The ever elusive “they” says that death comes in three’s. With this, I was certain that the ninety –three people reported dead in the devastating Norway terrorist attack on Thursday (link) would cover the clichéd standard.  The news was beyond tragic but I found myself breathing a selfish sigh of relief, no one I know.  When emotionally tormented songstress, Amy Winehouse was found dead in her bed the next day, I was not surprised; sad, but not surprised.  Again, I was clear the collective “we” had been visited with enough loss and devastation to be safe for a while. Surely, the universe would offer a respite.  I mean, didn’t “we” deserve one?  The text I received early Sunday afternoon from someone I love very much stated starkly:

 “Blair died.”

David Blair, sweet friend, fellow artistic peer, and phenomenal writer and human was found dead at a motel and there was little information beyond that.  And all I could say was, “WHAT THE F*CK?” “How could he be gone so randomly?” I lamented naively, as if I was unfamiliar with the magician’s hand of death: how we can be here one minute, vanished the next.  “But what about the rule of three?”

 When I am honest with myself it is pretty awful but selfishly, I suppose I desired the blood of innocent youth and chaperons thousands of miles away to provide shield for those I know and love personally. Of course I was sad about Oslo and Amy, but what a luxury it is to grieve remotely, on the other side of a plasma screen.  That half a globe away sadness does not dry to cement, leaving you stationary on your knees, just as I was Sunday evening, weeping at my bedroom altar in pain, wrenched at the thought of watching my friend’s make plans for Blair’s funeral.  Having death be as close as me and Blair’s last email exchange, made Amy’s death close, made the deaths of scores of teenagers simply playing in the summer Norwegian waters no longer a remote sadness on the other side of a plasma screen.  The grief of tragic seemingly senseless loss is palpable, a heaving bloodied thing we must all hold at some point.  This weekend was so many of our turns, again.

I cannot help but frame all of this tragedy in a RUHCUS lens.  Distilled to its simplest truth, RUHCUS is about RADICAL FREEDOM.  It is about how we live our FULLEST, MOST COURAGEOUS LIFE so that we might receive and give the most from humanity.  I know Blair.  I know he lived a big brilliant unapologetic life and left so many filled with joy and better for having known him and his art.  I have no doubts Blair lived in a constant state of RUHCUS, peeling the layers, shaking the rust and peeling again, creating stunning art all the while.  He was RUHCUS personified.

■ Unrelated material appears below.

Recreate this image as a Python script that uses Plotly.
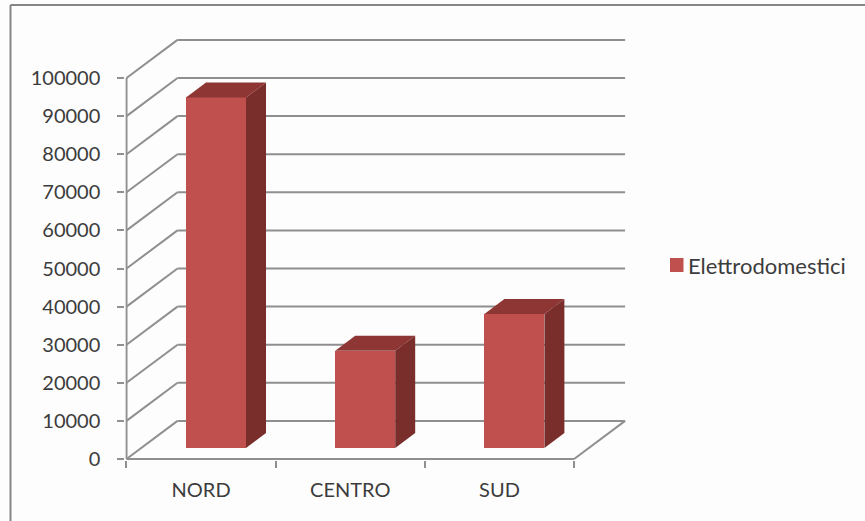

I wish I would have known Amy personally.  I wish I could have helped her see how her commitment to her pain was a vacant marriage, how it could only level her again and again.  I suppose it is arrogant of me to think I could help her see something her parents could not, her lovers, managers, ardent fans could not.  Silly to think I could help her heal something I cannot help some of those I love the most heal.  There is a poem by Marge Piercy entitled, Maggid  about the exodus of the Jewsthat I believe best symbolizes what the RUHCUS Project is truly about.  It says:

The courage to let go of the door, the handle.
The courage to shed the familiar walls whose very
stains and leaks are comfortable as the little moles
of the upper arm; stains that recall a feast,
a child’s naughtiness, a loud blattering storm
that slapped the roof hard, pouring through.

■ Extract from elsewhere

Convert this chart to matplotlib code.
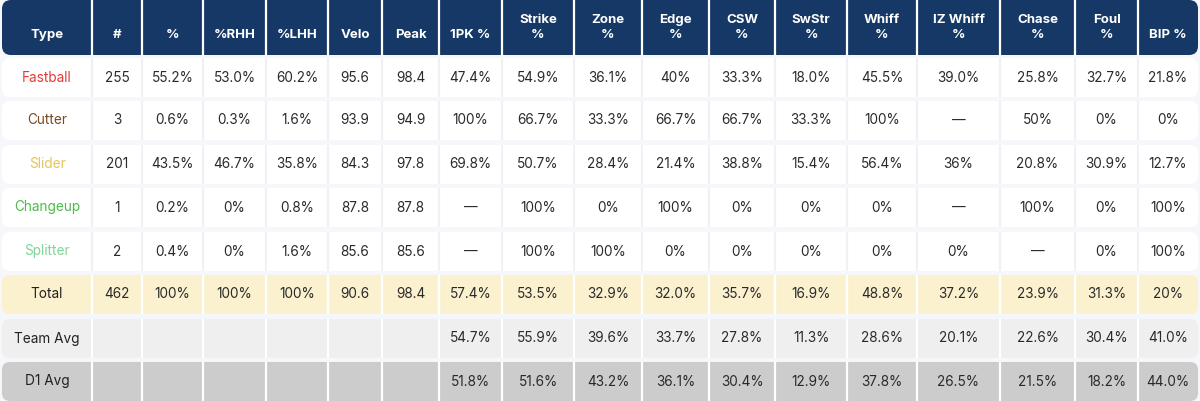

The courage to abandon the graves dug into the hill,
the small bones of children and the brittle bones
of the old whose marrow hunger had stolen;
the courage to desert the tree planted and only
begun to bear; the riverside where promises were

shaped; the street where their empty pots were broken.

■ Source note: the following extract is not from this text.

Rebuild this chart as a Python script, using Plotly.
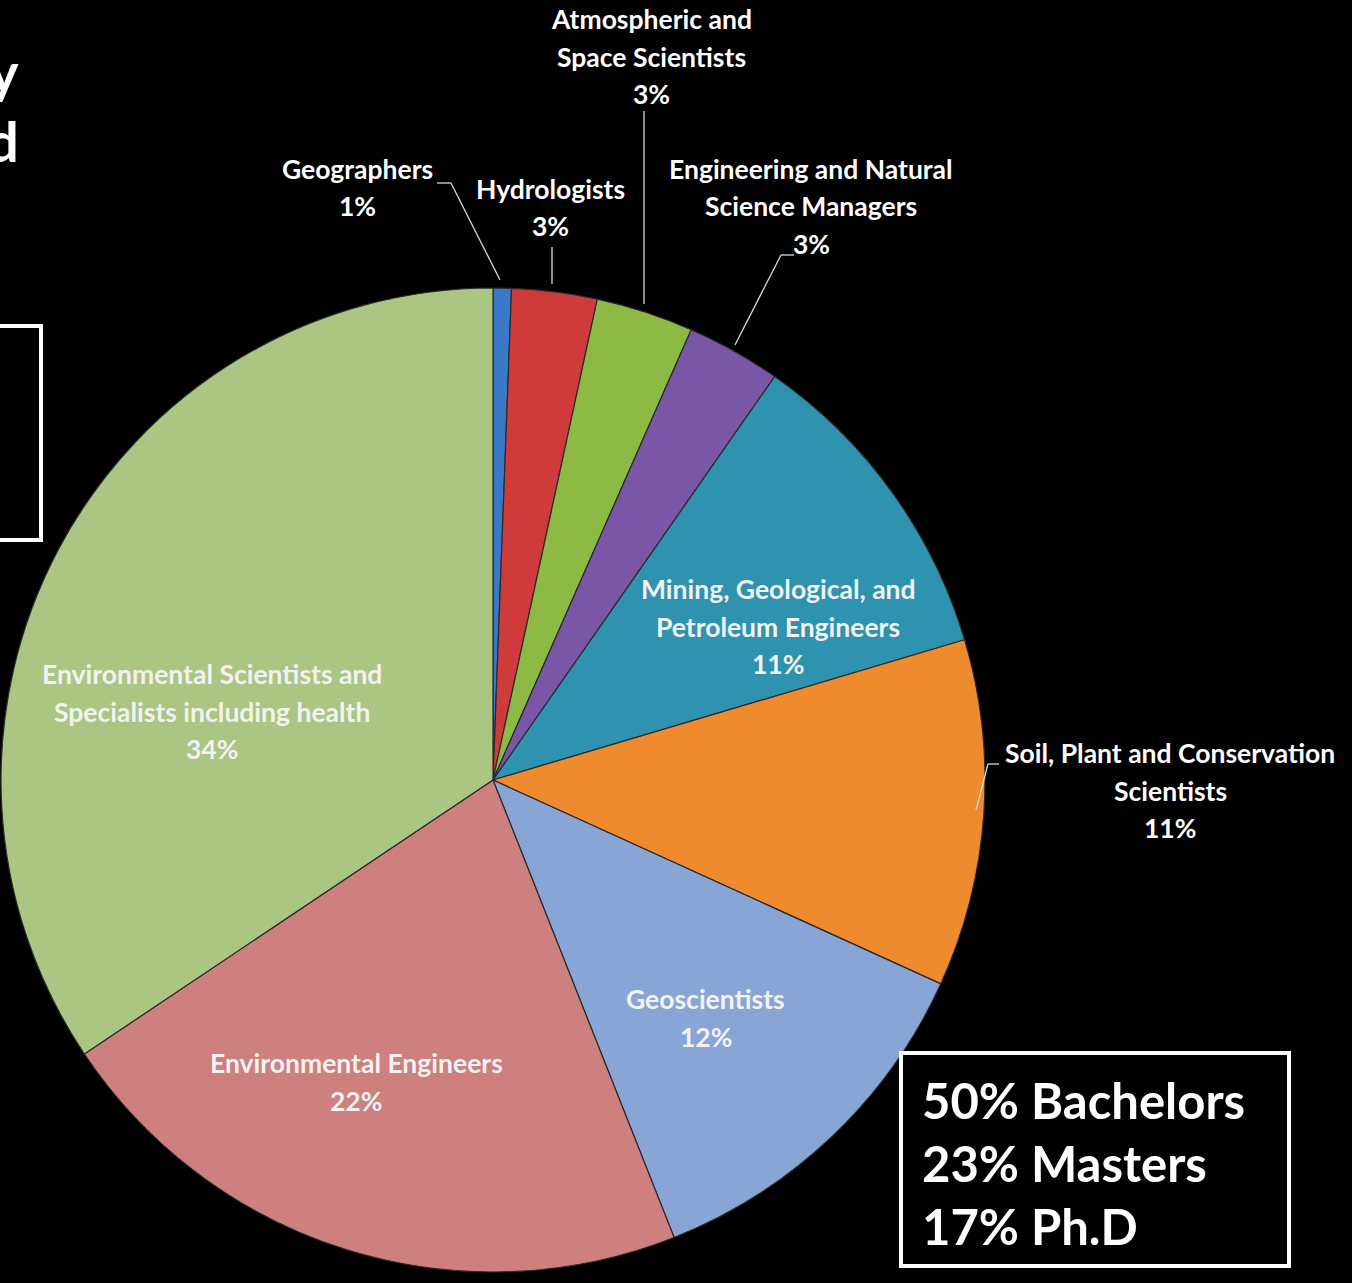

The courage to leave the place whose language you learned
as early as your own, whose customs however
dangerous or demeaning, bind you like a halter
you have learned to pull inside, to move your load;
the land fertile with the blood spilled on it;
the roads mapped and annotated for survival.

The courage to walk out of the pain that is known
into the pain that cannot be imagined,
mapless, walking into the wilderness, going
barefoot with a canteen into the desert;
stuffed in the stinking hold of a rotting ship
sailing off the map into dragons’ mouths.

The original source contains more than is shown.